Another one of my absolute favourite movies. Ghostbusters. Ghostbusters came along at just the right time for me, just as I was discovering the Saturday Night Live cast in other cool movies like Trading Places, The Blues Brothers, Caddyshack, and Stripes. Just as I was loving those comedies, along comes a movie with a load of my favourite comedy actors in a movie about hunting ghosts with high-tech equipment. Count me in!!

Ghostbusters didn't disappoint. Great special effects, great action, hilarious script, cool soundtrack. I loved it.

I may have become a little obsessed with it. I did my usual thing where I bought the novelisation so I could experience the film again after the movie left the cinema, and I bought the soundtrack. I still have the single as a shaped picture disk somewhere.

When the VHS was scheduled for release I did the stupid thing again where I talked to the lovely people at the video rental store and paid in instalments the £80 for a rental copy of the movie so I could watch it months before it hit retail.

I still have that somewhere too!

By the time 1986 came along, my obsession with Ghostbusters was fuelled even further when the animated TV series - The Real Ghostbusters - aired on kids TV in the UK. Though not the episode The Boogieman Cometh as they figured it was too scary for daytime TV for kids. I tried to record them all, but the scheduling was all over the place and I think I only got the first season and a half recorded.

That same year, West End Games produced one of my favourite roleplaying games of all time. The Ghostbusters Roleplaying Game - or should that be Ghostbusters: A Frightfully Cheerful Roleplaying Game. One of the simplest, fastest, and funniest games I've ever played, and still a massive influence on me today.
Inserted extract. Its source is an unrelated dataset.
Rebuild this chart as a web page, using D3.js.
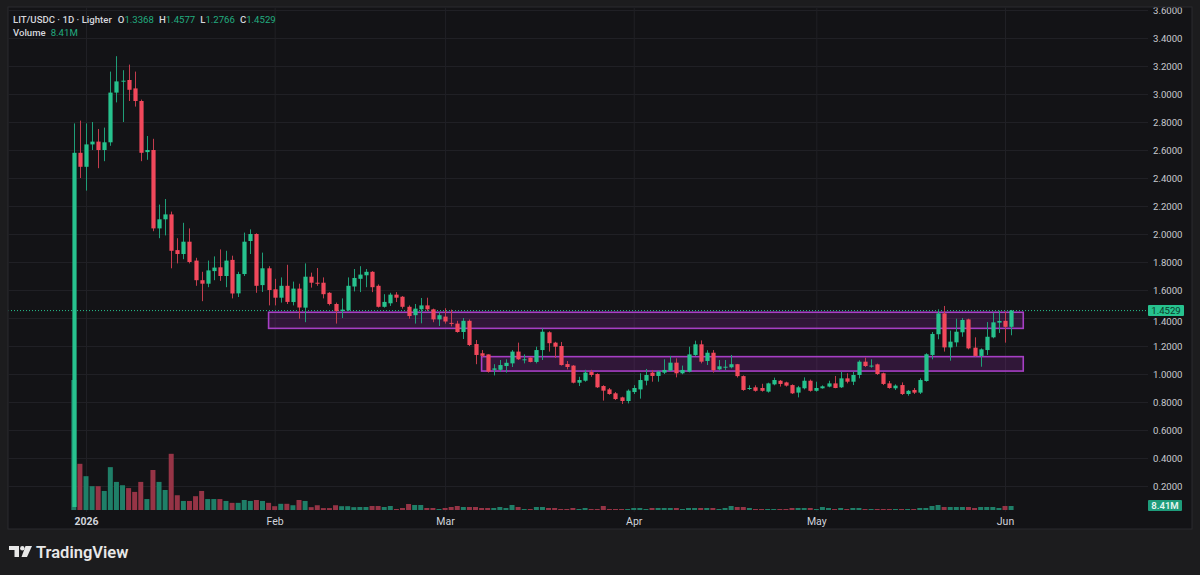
<!DOCTYPE html>
<html><head><meta charset="utf-8">
<script src="https://cdn.jsdelivr.net/npm/d3@7"></script>
<style>html,body{margin:0;padding:0;background:#1c1c1e;overflow:hidden}svg{display:block}</style>
</head><body>
<svg id="c" width="1200" height="575"></svg>
<script>
// ---------------- DATA ----------------
const firstDay = "2025-12-30"; // one candle per day from here
const openP  = [0.05,2.58,2.48,2.64,2.66,2.60,2.655,3.01,3.09,3.10,3.04,2.95,2.585,2.60,2.04,2.105,2.14,1.885,1.857,1.945,
1.81,1.67,1.645,1.735,1.762,1.70,1.815,1.576,1.714,1.95,2.0,1.635,1.755,1.605,1.545,1.63,1.514,1.61,1.474,1.695,
1.652,1.652,1.58,1.50,1.45,1.455,1.625,1.68,1.705,1.73,1.63,1.48,1.505,1.567,1.552,1.48,1.42,1.462,1.49,1.462,
1.39,1.41,1.365,1.36,1.30,1.38,1.214,1.148,1.14,1.03,1.03,1.057,1.076,1.16,1.10,1.117,1.086,1.171,1.298,1.224,
1.2,1.071,1.06,0.938,0.952,1.014,1.0,0.914,0.89,0.862,0.833,0.807,0.871,0.89,0.952,1.01,0.986,1.01,1.024,1.081,
1.005,1.017,1.136,1.212,1.093,1.152,1.033,1.047,1.048,1.07,0.985,0.895,0.905,0.90,0.874,0.926,0.952,0.94,0.921,0.867,
0.898,0.952,0.88,0.898,0.91,0.933,0.905,0.969,0.945,0.993,1.088,1.055,1.069,1.005,0.933,0.898,0.921,0.857,0.886,0.867,
0.95,1.136,1.284,1.433,1.19,1.226,1.298,1.39,1.188,1.129,1.171,1.262,1.367,1.38,1.3368];
const highP  = [2.79,2.81,2.79,2.80,2.75,2.76,3.16,3.27,3.17,3.21,3.16,2.96,2.70,2.68,2.21,2.25,2.16,1.97,2.08,2.04,
1.83,1.73,1.81,1.84,1.89,1.88,1.845,1.73,2.01,2.033,2.005,1.867,1.77,1.68,1.69,1.78,1.66,1.645,1.79,1.724,
1.757,1.69,1.585,1.51,1.54,1.69,1.75,1.77,1.75,1.735,1.64,1.57,1.58,1.585,1.557,1.49,1.50,1.543,1.545,1.467,
1.44,1.47,1.46,1.38,1.40,1.39,1.243,1.171,1.14,1.07,1.10,1.105,1.171,1.224,1.14,1.12,1.195,1.326,1.305,1.23,
1.229,1.093,1.064,0.98,1.03,1.03,1.005,0.92,0.90,0.871,0.838,0.89,0.92,1.005,1.036,1.029,1.024,1.105,1.129,1.112,
1.06,1.195,1.238,1.24,1.17,1.171,1.10,1.10,1.136,1.072,0.99,0.919,0.919,0.93,0.938,0.974,0.957,0.945,0.926,0.915,
0.976,0.96,0.945,0.919,0.952,0.986,1.016,1.005,1.016,1.098,1.117,1.105,1.074,1.01,0.95,0.926,0.94,0.886,0.90,0.969,
1.148,1.30,1.462,1.486,1.31,1.395,1.40,1.395,1.262,1.183,1.371,1.438,1.452,1.445,1.4577];
const lowP   = [0.05,2.40,2.31,2.60,2.47,2.52,2.63,2.94,2.80,2.95,2.91,2.52,2.53,2.02,1.97,1.99,1.755,1.79,1.82,1.79,
1.63,1.52,1.62,1.67,1.665,1.62,1.54,1.55,1.70,1.857,1.58,1.586,1.49,1.49,1.51,1.50,1.49,1.395,1.37,1.617,
1.63,1.54,1.49,1.36,1.40,1.45,1.59,1.585,1.62,1.585,1.475,1.474,1.486,1.514,1.467,1.395,1.36,1.362,1.45,1.37,
1.343,1.36,1.34,1.295,1.25,1.20,1.07,1.12,1.01,0.99,1.017,1.01,1.05,1.10,1.076,1.083,1.076,1.10,1.16,1.114,
1.06,1.033,0.933,0.914,0.945,0.98,0.90,0.81,0.852,0.814,0.786,0.79,0.857,0.824,0.919,0.945,0.945,1.0,1.02,0.976,
0.998,1.012,1.128,1.076,1.064,1.01,1.025,1.026,1.04,0.975,0.88,0.886,0.874,0.874,0.867,0.919,0.91,0.91,0.857,0.833,
0.89,0.874,0.874,0.895,0.905,0.898,0.90,0.933,0.921,0.969,1.05,1.045,0.993,0.921,0.895,0.886,0.85,0.845,0.857,0.857,
0.945,1.105,1.248,1.16,1.095,1.195,1.266,1.176,1.124,1.052,1.136,1.255,1.293,1.224,1.2766];
const closeP = [2.58,2.48,2.64,2.66,2.60,2.655,3.01,3.09,3.095,3.03,2.95,2.58,2.60,2.04,2.105,2.14,1.88,1.857,1.945,1.80,
1.67,1.645,1.74,1.76,1.70,1.81,1.575,1.714,1.945,2.0,1.63,1.755,1.60,1.545,1.63,1.515,1.61,1.475,1.695,1.652,
1.645,1.57,1.50,1.45,1.46,1.63,1.686,1.71,1.73,1.62,1.48,1.515,1.567,1.545,1.48,1.414,1.467,1.49,1.462,1.39,
1.42,1.375,1.358,1.30,1.38,1.207,1.136,1.13,1.017,1.04,1.064,1.08,1.16,1.105,1.105,1.086,1.171,1.302,1.22,1.195,
1.064,1.05,0.938,0.957,1.01,0.993,0.905,0.881,0.857,0.821,0.807,0.881,0.90,0.957,0.993,0.986,1.017,1.029,1.081,1.005,
1.029,1.14,1.212,1.088,1.152,1.027,1.055,1.052,1.07,0.985,0.886,0.90,0.88,0.88,0.933,0.957,0.929,0.917,0.862,0.905,
0.952,0.88,0.90,0.912,0.933,0.90,0.969,0.945,0.993,1.088,1.057,1.06,1.0,0.929,0.90,0.917,0.857,0.88,0.867,0.957,
1.141,1.286,1.433,1.19,1.231,1.302,1.386,1.183,1.129,1.176,1.266,1.369,1.379,1.3368,1.4529];
const volumeM = [273,97,71,50,50,40,90,59,52,46,38,59,23,84,59,42,118,31,19,19,
29,40,23,23,23,19,15,15,21,19,21,19,15,8,13,13,10,21,19,6,
10,4,4,10,8,8,6,6.3,6.3,8.4,8.4,6.3,8.4,2.1,4.2,12.6,10.5,10.5,4.2,4.2,
2.1,4.2,6.3,8.4,6.3,6.3,6.3,4.2,4.2,4.2,6.3,4.2,10.5,6.3,2.1,2.1,6.3,6.3,4.2,4.2,
2.1,2.1,4.2,2.1,4.2,2.1,2.1,8.4,2.1,2.1,2.1,2.1,4.2,4.2,2.1,4.2,4.2,4.2,4.2,4.2,
2.1,4.2,4.2,4.2,4.2,4.2,2.1,4.2,8.4,6.3,6.3,4.2,2.1,2.1,2.1,2.1,2.1,2.1,4.2,4.2,
4.2,4.2,2.1,6.3,4.2,2.1,4.2,2.1,4.2,4.2,2.1,2.1,2.1,2.1,2.1,2.1,2.1,2.1,2.1,4.2,
4.2,8.4,10.5,6.3,6.3,6.3,6.3,6.3,4.2,6.3,6.3,6.3,4.2,8.4,8.41];
const priceTicks = [3.6,3.4,3.2,3.0,2.8,2.6,2.4,2.2,2.0,1.8,1.6,1.4,1.2,1.0,0.8,0.6,0.4,0.2];
const monthTicks = ["2026-01-01","2026-02-01","2026-03-01","2026-04-01","2026-05-01","2026-06-01"];
const monthLabels = ["2026","Feb","Mar","Apr","May","Jun"];
const zoneStart = ["2026-01-31","2026-03-07"];
const zoneEnd   = ["2026-06-04","2026-06-04"];
const zoneLow   = [1.326,1.021];
const zoneHigh  = [1.441,1.124];
const symbolText = "LIT/USDC · 1D · Lighter";
const lastClose = 1.4529, lastVolumeText = "8.41M";

// ---------------- STYLE ----------------
const UP = "#27c28e", DN = "#f1485b", UPW = "#1f9e78", DNW = "#c23c4d";
const UPV = "#1f7f68", DNV = "#963446";
const svg = d3.select("#c");
const parse = d3.utcParse("%Y-%m-%d");
const d0 = parse(firstDay);
const candles = openP.map((o,i)=>({date:d3.utcDay.offset(d0,i),o,h:highP[i],l:lowP[i],c:closeP[i],v:volumeM[i]}));

const x = d3.scaleUtc().domain([parse("2026-01-01"), parse("2026-06-01")]).range([86,1005]);
const y = d3.scaleLinear().domain([0.2,3.6]).range([486,10]);
const vy = d3.scaleLinear().domain([0,273]).range([510,380]);

// background
svg.append("rect").attr("width",1200).attr("height",575).attr("fill","#1c1c1e");
svg.append("rect").attr("x",8).attr("y",7).attr("width",1184).attr("height",522)
  .attr("fill","#131316").attr("stroke","#2a2a2e").attr("stroke-width",1);
svg.append("defs").append("clipPath").attr("id","pane").append("rect")
  .attr("x",8.5).attr("y",7.5).attr("width",1183).attr("height",521);
svg.append("defs").append("clipPath").attr("id","plot").append("rect")
  .attr("x",8.5).attr("y",7.5).attr("width",1140).attr("height",505);

const root = svg.append("g").attr("clip-path","url(#pane)");

// grid
const gy = root.append("g").attr("transform","translate(1148,0)")
  .call(d3.axisLeft(y).tickValues(priceTicks).tickSize(1140).tickFormat(""));
gy.select(".domain").remove();
gy.selectAll("line").attr("stroke","#202025").attr("stroke-width",1);
const gx = root.append("g").attr("transform","translate(0,512)")
  .call(d3.axisTop(x).tickValues(monthTicks.map(parse)).tickSize(505).tickFormat(""));
gx.select(".domain").remove();
gx.selectAll("line").attr("stroke","#202025");

const plot = root.append("g").attr("clip-path","url(#plot)");

// volume
plot.append("g").selectAll("rect").data(candles).join("rect")
  .attr("x",d=>x(d.date)-2.5).attr("width",5)
  .attr("y",d=>vy(d.v)).attr("height",d=>vy(0)-vy(d.v))
  .attr("fill",d=>d.c>=d.o?UPV:DNV);

// zones
zoneStart.forEach((s,i)=>{
  plot.append("rect")
    .attr("x",x(parse(s))).attr("width",x(parse(zoneEnd[i]))-x(parse(s)))
    .attr("y",y(zoneHigh[i])).attr("height",y(zoneLow[i])-y(zoneHigh[i]))
    .attr("fill","rgba(156,39,176,0.22)").attr("stroke","#a63fc4").attr("stroke-width",1.6);
});

// current price line
plot.append("line").attr("x1",8).attr("x2",1148).attr("y1",y(lastClose)).attr("y2",y(lastClose))
  .attr("stroke","#27c28e").attr("stroke-width",1).attr("stroke-dasharray","1,2");

// candles
const cg = plot.append("g").selectAll("g").data(candles).join("g");
cg.append("line")
  .attr("x1",d=>Math.round(x(d.date))+0.5).attr("x2",d=>Math.round(x(d.date))+0.5)
  .attr("y1",d=>y(d.h)).attr("y2",d=>y(d.l))
  .attr("stroke",d=>d.c>=d.o?UPW:DNW).attr("stroke-width",1);
cg.append("rect")
  .attr("x",d=>Math.round(x(d.date))+0.5-2.1).attr("width",4.2)
  .attr("y",d=>y(Math.max(d.o,d.c))).attr("height",d=>Math.max(1,Math.abs(y(d.o)-y(d.c))))
  .attr("fill",d=>d.c>=d.o?UP:DN);

// price axis (the 1.4000 label sits partly under the last-price badge, as in the reference)
const ay = root.append("g").attr("transform","translate(1153,0)")
  .call(d3.axisRight(y).tickValues(priceTicks).tickSize(0).tickPadding(0).tickFormat(d3.format(".4f")));
ay.select(".domain").remove();
ay.selectAll("text").attr("fill","#c9cacf").attr("font-family","Roboto, sans-serif").attr("font-size","9.6px");
ay.selectAll(".tick").filter(d=>Math.abs(y(d)-y(lastClose))<12).select("text").attr("dy","0.7em");

// price label
root.append("rect").attr("x",1148).attr("y",y(lastClose)-5.5).attr("width",36).attr("height",11).attr("fill","#27c28e").attr("rx",1);
root.append("text").attr("x",1166).attr("y",y(lastClose)).attr("dy","0.35em").attr("text-anchor","middle")
  .attr("font-family","Roboto, sans-serif").attr("font-size","9.6px").attr("fill","#0c3a2c").text(d3.format(".4f")(lastClose));
// volume label
root.append("rect").attr("x",1148).attr("y",vy(8.41)-6).attr("width",34).attr("height",11).attr("fill","#1e9c7b").attr("rx",1);
root.append("text").attr("x",1165).attr("y",vy(8.41)-0.5).attr("dy","0.35em").attr("text-anchor","middle")
  .attr("font-family","Roboto, sans-serif").attr("font-size","9.6px").attr("font-weight",600).attr("fill","#e6f5ef").text(lastVolumeText);

// time axis
const ax = root.append("g").attr("transform","translate(0,512)")
  .call(d3.axisBottom(x).tickValues(monthTicks.map(parse)).tickSize(0).tickPadding(6).tickFormat((d,i)=>monthLabels[i]));
ax.select(".domain").remove();
ax.selectAll("text").attr("fill","#d1d4dc").attr("font-family","Roboto, sans-serif").attr("font-size","10.5px")
  .attr("font-weight",(d,i)=>i===0?700:400);

// legend
const lg = svg.append("text").attr("x",13).attr("y",22.5).attr("font-family","Roboto, sans-serif").attr("font-size","9.6px").attr("fill","#d6d7dc");
lg.append("tspan").attr("font-weight",500).text(symbolText);
const ohlc = [["O",1.3368],["H",1.4577],["L",1.2766],["C",1.4529]];
ohlc.forEach((p,i)=>{
  lg.append("tspan").attr("dx",i===0?6:5).attr("font-weight",500).attr("fill","#d6d7dc").text(p[0]);
  lg.append("tspan").attr("fill","#22ab7f").text(d3.format(".4f")(p[1]));
});
const lv = svg.append("text").attr("x",13).attr("y",35.5).attr("font-family","Roboto, sans-serif").attr("font-size","9.6px").attr("fill","#d6d7dc");
lv.append("tspan").attr("font-weight",500).text("Volume");
lv.append("tspan").attr("dx",5).attr("fill","#22ab7f").text(lastVolumeText);

// TradingView logo
const logo = svg.append("g").attr("fill","#e8e8e8");
logo.append("path").attr("d","M9,546 H19 V557 H14.5 V550 H9 Z");
logo.append("circle").attr("cx",22.3).attr("cy",548.2).attr("r",2.2);
logo.append("path").attr("d","M25.5,546 H32 L27,557 H21.5 Z");
svg.append("text").attr("x",36).attr("y",558).attr("font-family","Roboto, sans-serif").attr("font-size","16.5px")
  .attr("font-weight",600).attr("fill","#e8e8e8").text("TradingView");
</script>
</body></html>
I played that game a hell of a lot, and then I tried to get into game writing, sat typing away for hours on an old electric typewriter, submitting adventures to West End Games. I've written about that many times on this blog.


I spent so much of my teens wanting to be Peter Venkman. Venkman was the coolest - he was a bit of a doofus and really wasn't great at smalltalk, but in my head he was brilliant.

Ghostbusters II was great too, though not as amazing, and though I still loved Ghostbusters and was still trying to write for WEG, real life got in the way as I got a job and a lot of the roleplaying group went off to universities.

Ghostbusters will always have a soft-spot in my heart, and I'm really excited by the new movie coming next year - Ghostbusters: Afterlife. But whenever someone asks if I can do something for them, especially after I foolishly talked my way out of a brilliant writing gig, I always think of that classic line...

"If someone asks if you're a god, you say YES!"